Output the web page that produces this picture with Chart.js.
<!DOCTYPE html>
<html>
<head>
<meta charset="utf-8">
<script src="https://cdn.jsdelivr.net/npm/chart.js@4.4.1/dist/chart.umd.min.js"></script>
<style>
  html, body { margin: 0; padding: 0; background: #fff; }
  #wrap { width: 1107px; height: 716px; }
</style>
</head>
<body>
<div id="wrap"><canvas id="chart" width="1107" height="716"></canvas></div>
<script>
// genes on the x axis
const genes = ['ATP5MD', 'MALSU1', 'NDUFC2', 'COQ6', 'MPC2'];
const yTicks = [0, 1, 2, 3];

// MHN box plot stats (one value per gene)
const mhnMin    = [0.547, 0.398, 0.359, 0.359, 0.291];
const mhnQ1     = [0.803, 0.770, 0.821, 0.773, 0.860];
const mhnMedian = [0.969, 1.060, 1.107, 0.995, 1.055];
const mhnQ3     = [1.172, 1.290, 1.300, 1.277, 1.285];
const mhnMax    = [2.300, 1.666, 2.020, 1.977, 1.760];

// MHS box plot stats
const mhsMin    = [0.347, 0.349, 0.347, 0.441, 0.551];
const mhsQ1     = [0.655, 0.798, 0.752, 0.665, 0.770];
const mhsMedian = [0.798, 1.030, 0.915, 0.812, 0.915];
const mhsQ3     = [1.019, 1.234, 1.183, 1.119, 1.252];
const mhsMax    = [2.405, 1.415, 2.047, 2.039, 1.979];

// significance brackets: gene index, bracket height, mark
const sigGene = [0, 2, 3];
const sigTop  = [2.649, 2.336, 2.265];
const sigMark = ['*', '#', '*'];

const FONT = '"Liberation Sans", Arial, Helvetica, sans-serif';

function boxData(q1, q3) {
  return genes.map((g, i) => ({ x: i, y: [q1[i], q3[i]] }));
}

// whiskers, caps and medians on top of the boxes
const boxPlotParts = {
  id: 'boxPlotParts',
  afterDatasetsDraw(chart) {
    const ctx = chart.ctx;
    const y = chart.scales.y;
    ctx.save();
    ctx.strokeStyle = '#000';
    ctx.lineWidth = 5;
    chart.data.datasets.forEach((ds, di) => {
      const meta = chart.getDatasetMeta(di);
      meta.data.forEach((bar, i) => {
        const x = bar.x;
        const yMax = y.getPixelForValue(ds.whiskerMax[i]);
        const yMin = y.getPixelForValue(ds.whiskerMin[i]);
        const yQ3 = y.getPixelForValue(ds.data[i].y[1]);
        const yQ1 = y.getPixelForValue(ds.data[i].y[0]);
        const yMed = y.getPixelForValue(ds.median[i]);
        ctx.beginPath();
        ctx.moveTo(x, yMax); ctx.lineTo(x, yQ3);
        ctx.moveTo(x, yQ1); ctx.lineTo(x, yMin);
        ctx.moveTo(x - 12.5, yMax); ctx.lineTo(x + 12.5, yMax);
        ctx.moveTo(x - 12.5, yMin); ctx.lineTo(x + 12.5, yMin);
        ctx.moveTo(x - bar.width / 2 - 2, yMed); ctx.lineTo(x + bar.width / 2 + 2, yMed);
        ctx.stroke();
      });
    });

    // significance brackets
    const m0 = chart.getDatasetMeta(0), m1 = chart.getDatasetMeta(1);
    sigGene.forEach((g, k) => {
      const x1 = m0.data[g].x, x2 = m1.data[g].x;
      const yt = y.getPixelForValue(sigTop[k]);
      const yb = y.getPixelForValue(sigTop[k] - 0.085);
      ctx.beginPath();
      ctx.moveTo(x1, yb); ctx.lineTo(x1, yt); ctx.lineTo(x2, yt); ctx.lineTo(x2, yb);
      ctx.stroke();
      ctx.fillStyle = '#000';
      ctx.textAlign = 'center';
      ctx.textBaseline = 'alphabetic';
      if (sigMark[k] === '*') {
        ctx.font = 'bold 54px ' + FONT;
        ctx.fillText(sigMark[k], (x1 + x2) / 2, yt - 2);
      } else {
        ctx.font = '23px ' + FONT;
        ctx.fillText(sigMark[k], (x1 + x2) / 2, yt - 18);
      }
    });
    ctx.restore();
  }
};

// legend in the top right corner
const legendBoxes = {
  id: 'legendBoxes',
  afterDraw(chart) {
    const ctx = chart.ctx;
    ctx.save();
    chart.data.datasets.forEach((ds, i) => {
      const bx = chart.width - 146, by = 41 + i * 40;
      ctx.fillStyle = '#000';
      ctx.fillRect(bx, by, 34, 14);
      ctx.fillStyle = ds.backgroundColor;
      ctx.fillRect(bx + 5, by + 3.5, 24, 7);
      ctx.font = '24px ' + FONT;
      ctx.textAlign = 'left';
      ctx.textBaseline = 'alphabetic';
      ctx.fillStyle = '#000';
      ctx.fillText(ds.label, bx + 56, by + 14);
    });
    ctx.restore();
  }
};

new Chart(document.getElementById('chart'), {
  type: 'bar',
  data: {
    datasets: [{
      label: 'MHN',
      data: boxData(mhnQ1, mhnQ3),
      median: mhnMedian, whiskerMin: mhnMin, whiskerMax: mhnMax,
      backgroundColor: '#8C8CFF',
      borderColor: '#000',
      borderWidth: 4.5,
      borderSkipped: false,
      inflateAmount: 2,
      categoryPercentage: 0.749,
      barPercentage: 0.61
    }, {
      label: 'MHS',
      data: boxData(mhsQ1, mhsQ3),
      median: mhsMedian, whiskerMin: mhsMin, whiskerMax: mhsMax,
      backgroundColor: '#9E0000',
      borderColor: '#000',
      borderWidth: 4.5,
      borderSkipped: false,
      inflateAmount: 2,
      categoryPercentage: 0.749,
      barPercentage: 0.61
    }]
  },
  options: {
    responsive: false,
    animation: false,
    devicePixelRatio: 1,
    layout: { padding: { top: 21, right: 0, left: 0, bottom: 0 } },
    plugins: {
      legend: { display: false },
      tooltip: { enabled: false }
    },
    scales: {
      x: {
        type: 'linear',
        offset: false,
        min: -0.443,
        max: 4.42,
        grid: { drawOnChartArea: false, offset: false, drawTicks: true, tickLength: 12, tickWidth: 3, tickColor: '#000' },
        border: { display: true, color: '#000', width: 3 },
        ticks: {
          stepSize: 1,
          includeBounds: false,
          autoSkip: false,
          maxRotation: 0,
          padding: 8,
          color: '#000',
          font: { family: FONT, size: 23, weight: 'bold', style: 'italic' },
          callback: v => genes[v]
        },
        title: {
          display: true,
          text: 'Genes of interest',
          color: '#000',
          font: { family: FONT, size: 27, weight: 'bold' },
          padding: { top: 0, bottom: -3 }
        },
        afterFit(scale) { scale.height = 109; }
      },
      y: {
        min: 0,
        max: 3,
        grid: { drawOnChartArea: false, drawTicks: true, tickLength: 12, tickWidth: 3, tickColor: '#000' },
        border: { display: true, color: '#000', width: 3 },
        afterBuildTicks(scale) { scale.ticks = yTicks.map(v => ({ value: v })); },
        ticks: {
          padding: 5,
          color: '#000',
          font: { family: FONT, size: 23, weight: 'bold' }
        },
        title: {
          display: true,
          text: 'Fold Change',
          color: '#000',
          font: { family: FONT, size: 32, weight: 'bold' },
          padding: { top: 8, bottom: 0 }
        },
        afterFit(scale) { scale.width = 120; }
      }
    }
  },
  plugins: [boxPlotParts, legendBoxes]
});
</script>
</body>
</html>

+++

What this task involves> Recopy all the lines exactly as they appear.

Correct response>
Output the web page that produces this picture with Chart.js.
<!DOCTYPE html>
<html>
<head>
<meta charset="utf-8">
<script src="https://cdn.jsdelivr.net/npm/chart.js@4.4.1/dist/chart.umd.min.js"></script>
<style>
  html, body { margin: 0; padding: 0; background: #fff; }
  #wrap { width: 1107px; height: 716px; }
</style>
</head>
<body>
<div id="wrap"><canvas id="chart" width="1107" height="716"></canvas></div>
<script>
// genes on the x axis
const genes = ['ATP5MD', 'MALSU1', 'NDUFC2', 'COQ6', 'MPC2'];
const yTicks = [0, 1, 2, 3];

// MHN box plot stats (one value per gene)
const mhnMin    = [0.547, 0.398, 0.359, 0.359, 0.291];
const mhnQ1     = [0.803, 0.770, 0.821, 0.773, 0.860];
const mhnMedian = [0.969, 1.060, 1.107, 0.995, 1.055];
const mhnQ3     = [1.172, 1.290, 1.300, 1.277, 1.285];
const mhnMax    = [2.300, 1.666, 2.020, 1.977, 1.760];

// MHS box plot stats
const mhsMin    = [0.347, 0.349, 0.347, 0.441, 0.551];
const mhsQ1     = [0.655, 0.798, 0.752, 0.665, 0.770];
const mhsMedian = [0.798, 1.030, 0.915, 0.812, 0.915];
const mhsQ3     = [1.019, 1.234, 1.183, 1.119, 1.252];
const mhsMax    = [2.405, 1.415, 2.047, 2.039, 1.979];

// significance brackets: gene index, bracket height, mark
const sigGene = [0, 2, 3];
const sigTop  = [2.649, 2.336, 2.265];
const sigMark = ['*', '#', '*'];

const FONT = '"Liberation Sans", Arial, Helvetica, sans-serif';

function boxData(q1, q3) {
  return genes.map((g, i) => ({ x: i, y: [q1[i], q3[i]] }));
}

// whiskers, caps and medians on top of the boxes
const boxPlotParts = {
  id: 'boxPlotParts',
  afterDatasetsDraw(chart) {
    const ctx = chart.ctx;
    const y = chart.scales.y;
    ctx.save();
    ctx.strokeStyle = '#000';
    ctx.lineWidth = 5;
    chart.data.datasets.forEach((ds, di) => {
      const meta = chart.getDatasetMeta(di);
      meta.data.forEach((bar, i) => {
        const x = bar.x;
        const yMax = y.getPixelForValue(ds.whiskerMax[i]);
        const yMin = y.getPixelForValue(ds.whiskerMin[i]);
        const yQ3 = y.getPixelForValue(ds.data[i].y[1]);
        const yQ1 = y.getPixelForValue(ds.data[i].y[0]);
        const yMed = y.getPixelForValue(ds.median[i]);
        ctx.beginPath();
        ctx.moveTo(x, yMax); ctx.lineTo(x, yQ3);
        ctx.moveTo(x, yQ1); ctx.lineTo(x, yMin);
        ctx.moveTo(x - 12.5, yMax); ctx.lineTo(x + 12.5, yMax);
        ctx.moveTo(x - 12.5, yMin); ctx.lineTo(x + 12.5, yMin);
        ctx.moveTo(x - bar.width / 2 - 2, yMed); ctx.lineTo(x + bar.width / 2 + 2, yMed);
        ctx.stroke();
      });
    });

    // significance brackets
    const m0 = chart.getDatasetMeta(0), m1 = chart.getDatasetMeta(1);
    sigGene.forEach((g, k) => {
      const x1 = m0.data[g].x, x2 = m1.data[g].x;
      const yt = y.getPixelForValue(sigTop[k]);
      const yb = y.getPixelForValue(sigTop[k] - 0.085);
      ctx.beginPath();
      ctx.moveTo(x1, yb); ctx.lineTo(x1, yt); ctx.lineTo(x2, yt); ctx.lineTo(x2, yb);
      ctx.stroke();
      ctx.fillStyle = '#000';
      ctx.textAlign = 'center';
      ctx.textBaseline = 'alphabetic';
      if (sigMark[k] === '*') {
        ctx.font = 'bold 54px ' + FONT;
        ctx.fillText(sigMark[k], (x1 + x2) / 2, yt - 2);
      } else {
        ctx.font = '23px ' + FONT;
        ctx.fillText(sigMark[k], (x1 + x2) / 2, yt - 18);
      }
    });
    ctx.restore();
  }
};

// legend in the top right corner
const legendBoxes = {
  id: 'legendBoxes',
  afterDraw(chart) {
    const ctx = chart.ctx;
    ctx.save();
    chart.data.datasets.forEach((ds, i) => {
      const bx = chart.width - 146, by = 41 + i * 40;
      ctx.fillStyle = '#000';
      ctx.fillRect(bx, by, 34, 14);
      ctx.fillStyle = ds.backgroundColor;
      ctx.fillRect(bx + 5, by + 3.5, 24, 7);
      ctx.font = '24px ' + FONT;
      ctx.textAlign = 'left';
      ctx.textBaseline = 'alphabetic';
      ctx.fillStyle = '#000';
      ctx.fillText(ds.label, bx + 56, by + 14);
    });
    ctx.restore();
  }
};

new Chart(document.getElementById('chart'), {
  type: 'bar',
  data: {
    datasets: [{
      label: 'MHN',
      data: boxData(mhnQ1, mhnQ3),
      median: mhnMedian, whiskerMin: mhnMin, whiskerMax: mhnMax,
      backgroundColor: '#8C8CFF',
      borderColor: '#000',
      borderWidth: 4.5,
      borderSkipped: false,
      inflateAmount: 2,
      categoryPercentage: 0.749,
      barPercentage: 0.61
    }, {
      label: 'MHS',
      data: boxData(mhsQ1, mhsQ3),
      median: mhsMedian, whiskerMin: mhsMin, whiskerMax: mhsMax,
      backgroundColor: '#9E0000',
      borderColor: '#000',
      borderWidth: 4.5,
      borderSkipped: false,
      inflateAmount: 2,
      categoryPercentage: 0.749,
      barPercentage: 0.61
    }]
  },
  options: {
    responsive: false,
    animation: false,
    devicePixelRatio: 1,
    layout: { padding: { top: 21, right: 0, left: 0, bottom: 0 } },
    plugins: {
      legend: { display: false },
      tooltip: { enabled: false }
    },
    scales: {
      x: {
        type: 'linear',
        offset: false,
        min: -0.443,
        max: 4.42,
        grid: { drawOnChartArea: false, offset: false, drawTicks: true, tickLength: 12, tickWidth: 3, tickColor: '#000' },
        border: { display: true, color: '#000', width: 3 },
        ticks: {
          stepSize: 1,
          includeBounds: false,
          autoSkip: false,
          maxRotation: 0,
          padding: 8,
          color: '#000',
          font: { family: FONT, size: 23, weight: 'bold', style: 'italic' },
          callback: v => genes[v]
        },
        title: {
          display: true,
          text: 'Genes of interest',
          color: '#000',
          font: { family: FONT, size: 27, weight: 'bold' },
          padding: { top: 0, bottom: -3 }
        },
        afterFit(scale) { scale.height = 109; }
      },
      y: {
        min: 0,
        max: 3,
        grid: { drawOnChartArea: false, drawTicks: true, tickLength: 12, tickWidth: 3, tickColor: '#000' },
        border: { display: true, color: '#000', width: 3 },
        afterBuildTicks(scale) { scale.ticks = yTicks.map(v => ({ value: v })); },
        ticks: {
          padding: 5,
          color: '#000',
          font: { family: FONT, size: 23, weight: 'bold' }
        },
        title: {
          display: true,
          text: 'Fold Change',
          color: '#000',
          font: { family: FONT, size: 32, weight: 'bold' },
          padding: { top: 8, bottom: 0 }
        },
        afterFit(scale) { scale.width = 120; }
      }
    }
  },
  plugins: [boxPlotParts, legendBoxes]
});
</script>
</body>
</html>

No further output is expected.